While I was at it, I made my way to the statue of Stevie Ray Vaughan along Lady Bird Lake. I also drove by two sculptures along South Congress Avenue created by two men I like to call friends. Right near the Congress Avenue Bridge is the “Bat Sculpture” by Dale Whistler, whose work commemorates the Austin spirit all around town. Further south is the iridescent throne by the multi-media artist most people know by his last name—Talbot. When Knightsmama and I begin to contemplate leaving Austin for good because of all the changes that are being wrought, I remember the cultural roots of Austin that made all these people move there in the first place. Before us, it was country boys and girls wanting a little liberal sophistication offered by the University and state government. Next, it was us Rednecks wishing to be Hippies. Now, it’s Hipsters wishing to be whatever they think Austin offers.

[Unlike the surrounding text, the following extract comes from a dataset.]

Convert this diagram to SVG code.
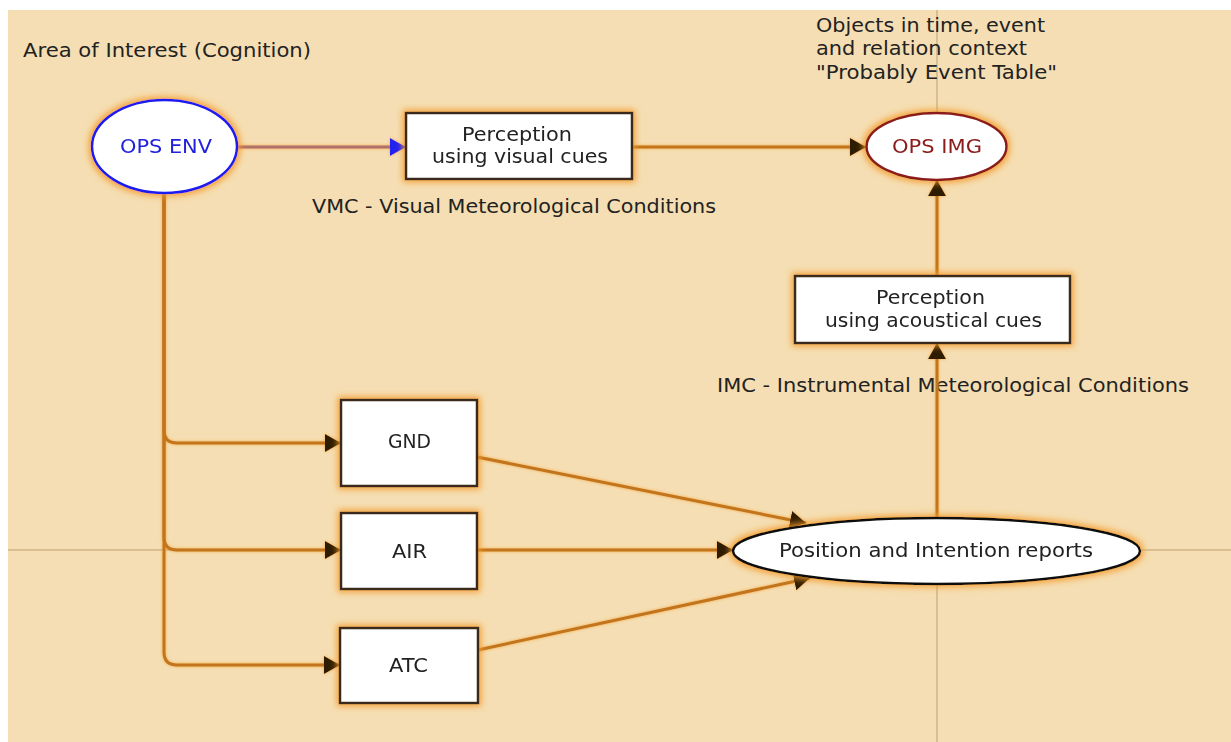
<svg xmlns="http://www.w3.org/2000/svg" width="1231" height="742" viewBox="0 0 1231 742">
<style>
text{font-family:"DejaVu Sans","Verdana",sans-serif;font-size:20px;fill:#222}
.box{fill:#fff;stroke:#3a2a1a;stroke-width:2.5}
.ell{fill:#fff;stroke-width:2.5}
.con{fill:none;stroke:#c2741a;stroke-width:3}
.guide{stroke:#d9bf8f;stroke-width:2;fill:none}
</style>
<defs>
<filter id="glow" x="-20%" y="-20%" width="140%" height="140%">
<feMorphology in="SourceAlpha" operator="dilate" radius="2" result="d"/>
<feGaussianBlur in="d" stdDeviation="3" result="b"/>
<feFlood flood-color="#f39a2a" flood-opacity="0.9"/>
<feComposite in2="b" operator="in" result="g"/>
<feMerge><feMergeNode in="g"/><feMergeNode in="SourceGraphic"/></feMerge>
</filter>
<filter id="lglow" x="0" y="0" width="1231" height="742" filterUnits="userSpaceOnUse">
<feGaussianBlur in="SourceAlpha" stdDeviation="1.5" result="b"/>
<feFlood flood-color="#f39a2a" flood-opacity="0.8"/>
<feComposite in2="b" operator="in" result="g"/>
<feMerge><feMergeNode in="g"/><feMergeNode in="SourceGraphic"/></feMerge>
</filter>
<marker id="ah" markerUnits="userSpaceOnUse" markerWidth="20" markerHeight="20" refX="16" refY="9" orient="auto">
<path d="M0,0 L16,9 L0,18 z" fill="#2e1a05"/>
</marker>
<marker id="ahb" markerUnits="userSpaceOnUse" markerWidth="20" markerHeight="20" refX="16" refY="9" orient="auto">
<path d="M0,0 L16,9 L0,18 z" fill="#2222ee"/>
</marker>
</defs>
<rect x="0" y="0" width="1231" height="742" fill="#fff"/>
<rect x="8" y="10" width="1223" height="732" fill="#f5deb3"/>
<g id="guides">
<line class="guide" x1="8" y1="550" x2="1231" y2="550"/>
<line class="guide" x1="937" y1="10" x2="937" y2="742"/>
</g>
<g id="labels">
<text x="23" y="57" textLength="288" lengthAdjust="spacingAndGlyphs">Area of Interest (Cognition)</text>
<text x="312" y="213" textLength="404" lengthAdjust="spacingAndGlyphs">VMC - Visual Meteorological Conditions</text>
<text x="816" y="32" textLength="229" lengthAdjust="spacingAndGlyphs">Objects in time, event</text>
<text x="816" y="55" textLength="211" lengthAdjust="spacingAndGlyphs">and relation context</text>
<text x="816" y="79" textLength="241" lengthAdjust="spacingAndGlyphs">"Probably Event Table"</text>
<text x="717" y="392" textLength="472" lengthAdjust="spacingAndGlyphs">IMC - Instrumental Meteorological Conditions</text>
</g>
<g id="connectors" filter="url(#lglow)">
<path class="con" d="M237,147 H406" style="stroke:#b0706a" marker-end="url(#ahb)"/>
<path class="con" d="M632,147 H866" marker-end="url(#ah)"/>
<path class="con" d="M937,276 V180" marker-end="url(#ah)"/>
<path class="con" d="M937,518 V343" marker-end="url(#ah)"/>
<path class="con" d="M164,193 V430 Q164,443 177,443 H341" marker-end="url(#ah)"/>
<path class="con" d="M164,193 V537 Q164,550 177,550 H341" marker-end="url(#ah)"/>
<path class="con" d="M164,193 V652 Q164,665 177,665 H340" marker-end="url(#ah)"/>
<path class="con" d="M477,457 L806,523" marker-end="url(#ah)"/>
<path class="con" d="M477,550 H733" marker-end="url(#ah)"/>
<path class="con" d="M478,650 L810,578" marker-end="url(#ah)"/>
</g>
<g id="ops-env" filter="url(#glow)">
<ellipse class="ell" cx="164.5" cy="146.5" rx="72.5" ry="46.5" stroke="#1a1aee"/>
<text x="120" y="153" textLength="92" lengthAdjust="spacingAndGlyphs" style="fill:#2222dd">OPS ENV</text>
</g>
<g id="perception-visual" filter="url(#glow)">
<rect class="box" x="406" y="113" width="226" height="66"/>
<text x="462" y="141" textLength="110" lengthAdjust="spacingAndGlyphs">Perception</text>
<text x="432" y="163" textLength="176" lengthAdjust="spacingAndGlyphs">using visual cues</text>
</g>
<g id="ops-img" filter="url(#glow)">
<ellipse class="ell" cx="936.5" cy="146.5" rx="70" ry="33.5" stroke="#8b1a1a"/>
<text x="892" y="153" textLength="90" lengthAdjust="spacingAndGlyphs" style="fill:#8b1a1a">OPS IMG</text>
</g>
<g id="perception-acoustical" filter="url(#glow)">
<rect class="box" x="795" y="276" width="275" height="67"/>
<text x="876" y="304" textLength="109" lengthAdjust="spacingAndGlyphs">Perception</text>
<text x="825" y="327" textLength="217" lengthAdjust="spacingAndGlyphs">using acoustical cues</text>
</g>
<g id="gnd" filter="url(#glow)">
<rect class="box" x="341" y="400" width="136" height="86"/>
<text x="388" y="448" textLength="43" lengthAdjust="spacingAndGlyphs">GND</text>
</g>
<g id="air" filter="url(#glow)">
<rect class="box" x="341" y="513" width="136" height="76"/>
<text x="392" y="558" textLength="35" lengthAdjust="spacingAndGlyphs">AIR</text>
</g>
<g id="atc" filter="url(#glow)">
<rect class="box" x="340" y="628" width="138" height="75"/>
<text x="389" y="672" textLength="39" lengthAdjust="spacingAndGlyphs">ATC</text>
</g>
<g id="position" filter="url(#glow)">
<ellipse class="ell" cx="936.5" cy="551" rx="203.5" ry="33" stroke="#111"/>
<text x="779" y="557" textLength="314" lengthAdjust="spacingAndGlyphs">Position and Intention reports</text>
</g>
</svg>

|Nightwing, by Dale Whistler|
In five days, the Caravan hits the road again, leaving Hundred Acre Woods in Wills Point by way of the highway that “brung” us here, Interstate 20. In January 4, when we learned of The Buckaroo’s stroke, we caught 20 in Columbia, South Carolina, and drove straight through to Tyler. On March 30, we will hop back on to 20 and ride it until it ends in far West Texas. We will have driven almost the entire length of it, approximately 1450 miles on this one road, which is 1539.4 miles long. An odd accomplishment. But one we will all celebrate by singing with Willie, “On the Road Again.”
Soundtrack Double Feature: Willie Nelson: "On the Road Again."
Willie Nelson: "Bloody Mary Morning."